A man in his 50s and a man in his 70s, both with underlying medical conditions, along with a man is his late 30s with no underlying medical conditions have tested positive for the West Nile Virus. As of today, there have been 10 severe West Nile Virus cases and 2 deaths.

“The Severe Central Nervous System West Nile Virus is extremely dangerous and can lead to potential complications, disability or even death,” said City-County Health Authority Dr. Hector Ocaranza. “The public should continue to diminish exposure, if possible, as well as take measures to protect themselves by doing the four Ds.”
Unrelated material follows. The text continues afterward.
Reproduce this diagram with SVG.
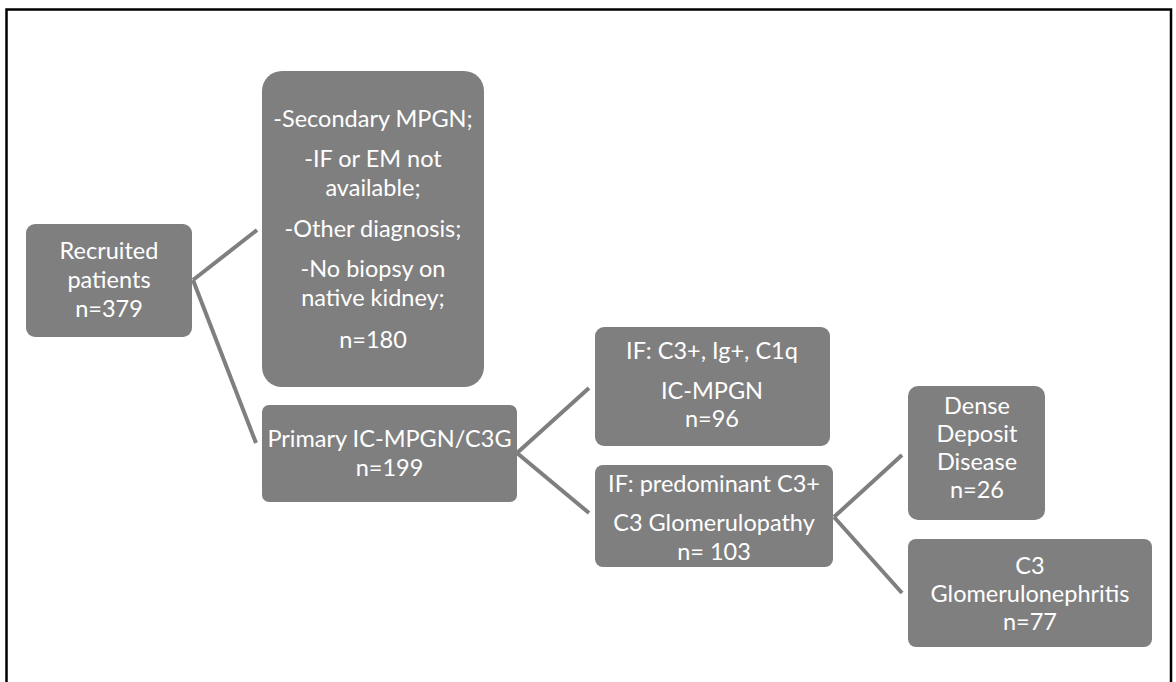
<svg xmlns="http://www.w3.org/2000/svg" width="1176" height="682" viewBox="0 0 1176 682">
  <style>
    .box { fill: #7f7f7f; }
    .t { font-family: Lato, "Open Sans", "Liberation Sans", sans-serif; font-size: 23.5px; fill: #ffffff; text-anchor: middle; }
    .conn { stroke: #7f7f7f; stroke-width: 4; fill: none; stroke-linecap: butt; }
    .frame { stroke: #000000; stroke-width: 2.5; fill: none; }
  </style>
  <rect width="1176" height="682" fill="#ffffff"/>
  <path class="frame" d="M6.5,690 V9.5 H1171 V690"/>

  <g id="connectors">
    <line class="conn" x1="193" y1="280" x2="257" y2="230"/>
    <line class="conn" x1="193" y1="280" x2="256" y2="443"/>
    <line class="conn" x1="517" y1="453" x2="589" y2="388"/>
    <line class="conn" x1="517" y1="453" x2="589" y2="513"/>
    <line class="conn" x1="834" y1="517" x2="902" y2="455"/>
    <line class="conn" x1="834" y1="517" x2="902" y2="593"/>
  </g>

  <g id="recruited">
    <rect class="box" x="26" y="224" width="166" height="113" rx="9"/>
    <text class="t" x="109" y="259">Recruited</text>
    <text class="t" x="109" y="288">patients</text>
    <text class="t" x="109" y="317">n=379</text>
  </g>

  <g id="excluded">
    <rect class="box" x="262" y="71" width="222" height="316" rx="20"/>
    <text class="t" x="373" y="127">-Secondary MPGN;</text>
    <text class="t" x="373" y="167">-IF or EM not</text>
    <text class="t" x="373" y="196">available;</text>
    <text class="t" x="373" y="237">-Other diagnosis;</text>
    <text class="t" x="373" y="277">-No biopsy on</text>
    <text class="t" x="373" y="306">native kidney;</text>
    <text class="t" x="373" y="348">n=180</text>
  </g>

  <g id="primary">
    <rect class="box" x="262" y="405" width="255" height="97" rx="7"/>
    <text class="t" x="389.5" y="447">Primary IC-MPGN/C3G</text>
    <text class="t" x="389.5" y="476">n=199</text>
  </g>

  <g id="ic-mpgn">
    <rect class="box" x="595" y="327" width="235" height="119" rx="9"/>
    <text class="t" x="712" y="359">IF: C3+, Ig+, C1q</text>
    <text class="t" x="712" y="399">IC-MPGN</text>
    <text class="t" x="712" y="427">n=96</text>
  </g>

  <g id="c3g">
    <rect class="box" x="595" y="465" width="238" height="102" rx="8"/>
    <text class="t" x="714" y="492">IF: predominant C3+</text>
    <text class="t" x="714" y="531">C3 Glomerulopathy</text>
    <text class="t" x="714" y="560">n= 103</text>
  </g>

  <g id="ddd">
    <rect class="box" x="908" y="386" width="137" height="134" rx="10"/>
    <text class="t" x="977" y="414">Dense</text>
    <text class="t" x="977" y="442">Deposit</text>
    <text class="t" x="977" y="470">Disease</text>
    <text class="t" x="977" y="498">n=26</text>
  </g>

  <g id="c3gn">
    <rect class="box" x="908" y="539" width="244" height="108" rx="8"/>
    <text class="t" x="1030" y="574">C3</text>
    <text class="t" x="1030" y="602">Glomerulonephritis</text>
    <text class="t" x="1030" y="630">n=77</text>
  </g>
</svg>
El Pasoans can also help ‘fight the bite’ by using these prevention methods:

  • DEET – Use insect repellents that contain DEET when outdoors.
  • DRESS – Wear long sleeves, long pants, and socks when outdoors.
  • DUSK & DAWN – Although mosquitoes associated with Zika can be active throughout the day, residents should take extra care during peak mosquito biting hours (from dusk to dawn) or consider avoiding outdoor activities during these times.
  • DRAIN – Drain standing water from flowerpots, gutters, buckets, pool covers, pet water dishes, and birdbaths. After rains or lawn watering, residents should “tip and toss” any standing water they find outside.

Symptoms of West Nile include fever, headache, tiredness, body aches, nausea, vomiting, and swollen lymph glands.

Eight out of 10 people infected with the WNV will not develop symptoms. However, 1 in 5 people who are infected develop West Nile fever, an illness that includes a fever and other symptoms such as body aches, joint pain, headache, or a rash. About 1 out of 150 infected people develop severe illness affecting the central nervous system and about 1 out of 10 cases of severe illness are fatal.

People over the age of 60 are at the highest risk of serious illness. Individuals with certain medical conditions, such as cancer, diabetes, hypertension, kidney disease, and people who have received organ transplants are also at high risk.